Criterion vii

The Dolomite region is a collection of landscapes, unique not only in the Alps, but also unseen in other mountain ranges throughout the world. The exceptional natural beauty of the region derives from two main factors: the landscape structure and the scenic values. The frequency of separate mountain groups set side by side in a particularly restricted environment and the unusual variety of vertical shapes (rock faces, peaks, spurs, aiguilles, needles, spires, pinnacles, towers, jags, …) as well as horizontal (ledges, roofs, plates, crags, plateaus, summit tablelands,…) have all contributed to make it a universal standard for the visual perception of a mountain. The possibility of classifying the karst structures into recognisable geometric shapes (points, lines, surfaces) and precise volumetric figures (prisms, planes, cubes) have led to an interpretation of the Dolomites as artificial structures rather than simple natural expressions. The earliest explorers compared them figuratively and metaphorically to the ruins of a city inhabited by Titans, thus projecting the region into a mythical dimension. More recently the gigantic order which seems to dominate their architecture and the fantastic relationships in scale led Le Corbusier, considered the most important architect of the XXth century, to call them “les plus belles constructions du monde”.

The visual impact is crowned by the richness of colours and the harmony of contrasts which characterise each mountain group of the Dolomites. Vertically the bare, hard dolomitic towers rising from sterile scree cones, stand out against the green, undulating pastures and the luxuriant forests which cover the extensive slopes. Horizontally the transformation of facies from the light cliff formations to the dark formations of volcanoclastic origin emphasise the light and shade effects created by the varying mutability of the surfaces. During the day the rock faces react spectacularly and uniquely to the changes in daylight due to their specific mineralogical structure: flushes of hot colours (orange – red - purple) at dawn and dusk, pale and diaphanous in the midday light, while twilight and moonlight give a cold, unearthly aspect to these mountains.

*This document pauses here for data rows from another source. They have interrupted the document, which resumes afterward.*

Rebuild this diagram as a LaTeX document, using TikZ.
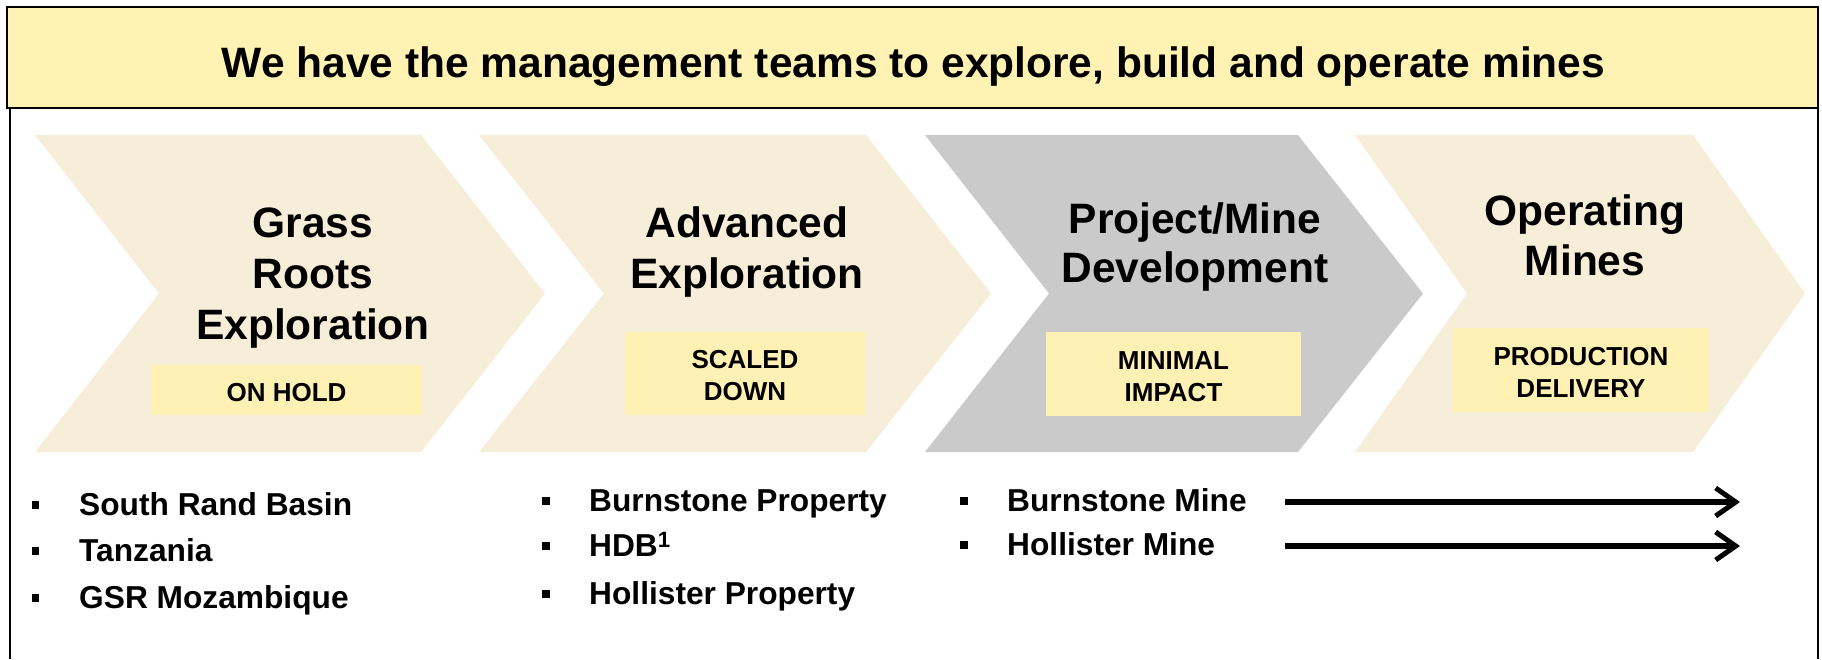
\documentclass[tikz,border=0pt]{standalone}
\usepackage{fontspec}
\setmainfont{Liberation Sans}
\usetikzlibrary{arrows.meta}
\definecolor{bannerfill}{HTML}{FFF2B3}
\definecolor{stagetan}{HTML}{F7EEDA}
\definecolor{stagegray}{HTML}{CACACA}
\definecolor{tagfill}{HTML}{FFF0B4}
\begin{document}
\begin{tikzpicture}[x=1pt,y=-1pt,
  stagetitle/.style={font=\fontsize{42.5}{51}\selectfont\bfseries, align=center, inner sep=0, anchor=north},
  tagbox/.style={fill=tagfill, inner sep=0},
  tagtext/.style={inner sep=0, font=\fontsize{26}{32}\selectfont\bfseries, align=center},
  item/.style={font=\fontsize{31.7}{38}\selectfont\bfseries, anchor=base west, inner sep=0},
  bulletsq/.style={fill=black, minimum width=7.5pt, minimum height=8.5pt, inner sep=0},
  framestroke/.style={line width=2pt, draw=black},
  flow/.style={line width=6pt, -{Straight Barb[length=20pt,width=28pt,line width=5pt]}}
]
\useasboundingbox (0,0) rectangle (1822,659);
\fill[white] (0,0) rectangle (1822,659);

% side rules of the frame
\draw[framestroke] (10,108) -- (10,659);
\draw[framestroke] (1818,108) -- (1818,659);

% headline banner
\node[draw=black, line width=2.5pt, fill=bannerfill, minimum width=1811pt, minimum height=101pt,
      inner sep=0] (banner) at (912.5,57.5) {};
\node[inner sep=0, anchor=base, font=\fontsize{42.5}{51}\selectfont\bfseries] (headline) at (913.5,77)
  {We have the management teams to explore, build and operate mines};

% stage chevrons
\fill[stagetan] (35,135) -- (421,135) -- (545,293.5) -- (421,452) -- (35,452) -- (159,293.5) -- cycle;
\fill[stagetan] (479,135) -- (866,135) -- (991,293.5) -- (866,452) -- (479,452) -- (604,293.5) -- cycle;
\fill[stagegray] (925,135) -- (1298,135) -- (1423,293.5) -- (1298,452) -- (925,452) -- (1049,293.5) -- cycle;
\fill[stagetan] (1355,135) -- (1693,135) -- (1805,293.5) -- (1693,452) -- (1355,452) -- (1467,293.5) -- cycle;

% stage titles
\node[stagetitle] (t1) at (313,208) {Grass\\Roots\\Exploration};
\node[stagetitle] (t2) at (747,206) {Advanced\\Exploration};
\node[stagetitle, font=\fontsize{42.5}{49}\selectfont\bfseries] (t3) at (1195,202) {Project/Mine\\Development};
\node[stagetitle, font=\fontsize{42.5}{50}\selectfont\bfseries] (t4) at (1585,194) {Operating\\Mines};

% status tags
\node[tagbox, minimum width=271pt, minimum height=50pt] (s1) at (286.5,390) {};
\node[tagbox, minimum width=240pt, minimum height=83pt] (s2) at (745,373.5) {};
\node[tagbox, minimum width=255pt, minimum height=84pt] (s3) at (1173.5,374) {};
\node[tagbox, minimum width=256pt, minimum height=84pt] (s4) at (1581,370) {};
\node[tagtext] (s1t) at ([yshift=-2.5pt]s1.center) {ON HOLD};
\node[tagtext] (s2t) at ([yshift=-2.5pt]s2.center) {SCALED\\DOWN};
\node[tagtext] (s3t) at ([yshift=-2.5pt]s3.center) {MINIMAL\\IMPACT};
\node[tagtext] (s4t) at ([yshift=-2.5pt]s4.center) {PRODUCTION\\DELIVERY};

% assets per stage
\node[bulletsq] (b11) at (35.5,505) {};
\node[item] (i11) at (79,515.5) {South Rand Basin};
\node[bulletsq] (b12) at (35.5,551) {};
\node[item] (i12) at (79,561.5) {Tanzania};
\node[bulletsq] (b13) at (35.5,598) {};
\node[item] (i13) at (79,608.5) {GSR Mozambique};

\node[bulletsq] (b21) at (546,501) {};
\node[item] (i21) at (589,511.5) {Burnstone Property};
\node[bulletsq] (b22) at (546,546) {};
\node[item] (i22) at (589,556.5) {HDB\textsuperscript{1}};
\node[bulletsq] (b23) at (546,594) {};
\node[item] (i23) at (589,604.5) {Hollister Property};

\node[bulletsq] (b31) at (964,501) {};
\node[item] (i31) at (1007,511.5) {Burnstone Mine};
\node[bulletsq] (b32) at (964,545) {};
\node[item] (i32) at (1007,555.5) {Hollister Mine};

% progression arrows
\coordinate (a1s) at (1285,502);
\coordinate (a1e) at (1740,502);
\coordinate (a2s) at (1285,546);
\coordinate (a2e) at (1740,546);
\draw[flow] (a1s) -- (a1e);
\draw[flow] (a2s) -- (a2e);
\end{tikzpicture}
\end{document}
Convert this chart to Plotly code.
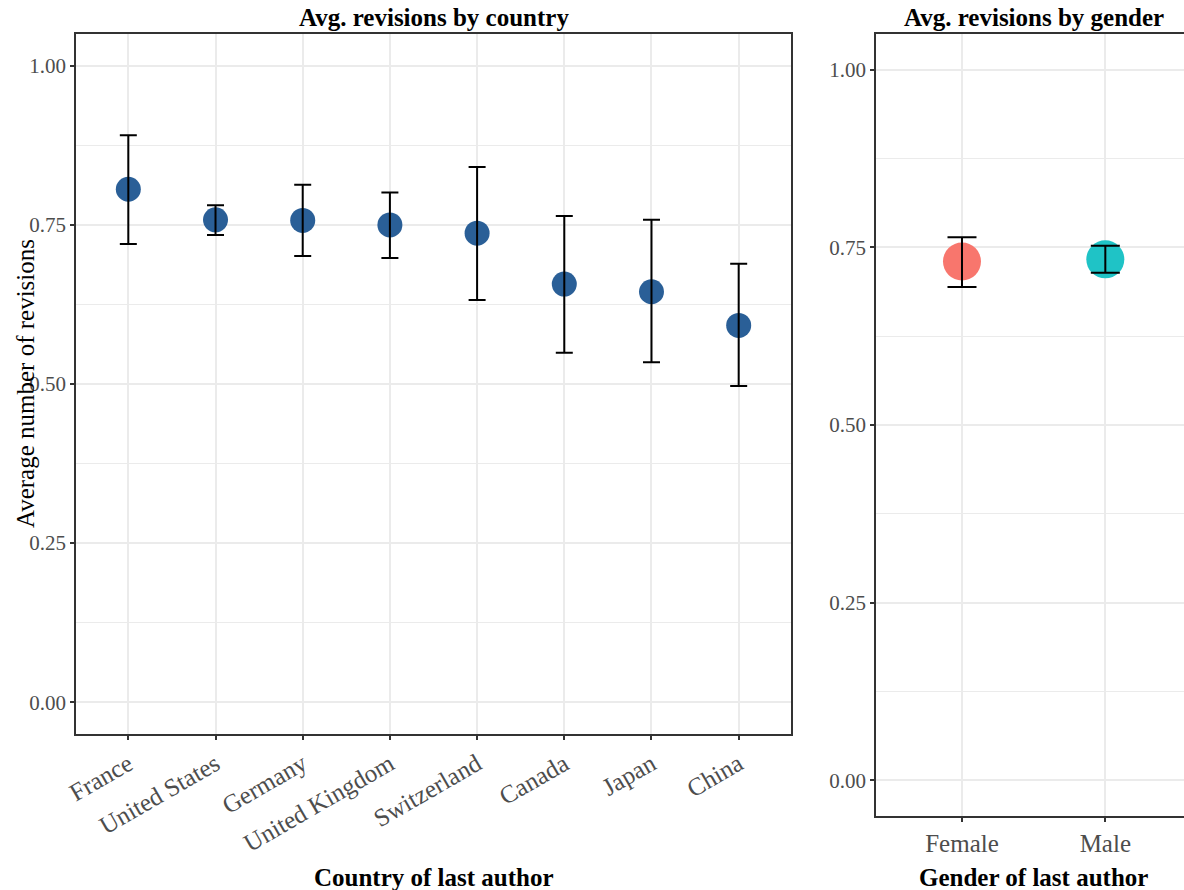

The variety and richness of landscape values make the Dolomites one of the most attractive mountainous areas in the world and this aesthetic experience can be enjoyed by thousands of visitors every year due to easy accessibility from the valleys. In fact the impressive and dramatic landscape of the Dolomite region is a universal reference of exalted aesthetics, so much so that it is considered to be an ideal natural monument to the Sublime. From the beginning of the nineteenth century intellectuals and travellers in Europe witness to having found the superlative “embodiment” of those dramatic landscapes in the Dolomites which the most important painters of the period could only have invented. Through their travel logs, permeated with romantic culture, these landscapes became internationally famous, promoting the mountain aesthetic with the Dolomites as its ideal representation.
The aesthetic theory of the Sublime, essential to the definition of the standards of natural beauty in western culture, found its perfect exponent in the stony landscapes of the Dolomites.

Finally, when considering the superlative natural phenomena, it is important to realise that even without presenting the highest peaks, the widest glaciers or the most extensive areas of wilderness, the Dolomitic area is the only region in the world where pale dolomitic and dark volcanoclastic rocks are found together. The region is also outstanding for its unusual concentration of summits over 3000 metres above sea level and a remarkable presence of small glaciers and perennial snowfields at relatively low altitudes. The series of unbelievably vertical rock faces (from 800 to 1600 metres) and the exceptionally deep canyons (from 500 to 1500 metres) offer an extraordinary morphological variety which adds to the value of the natural beauties of the Dolomites.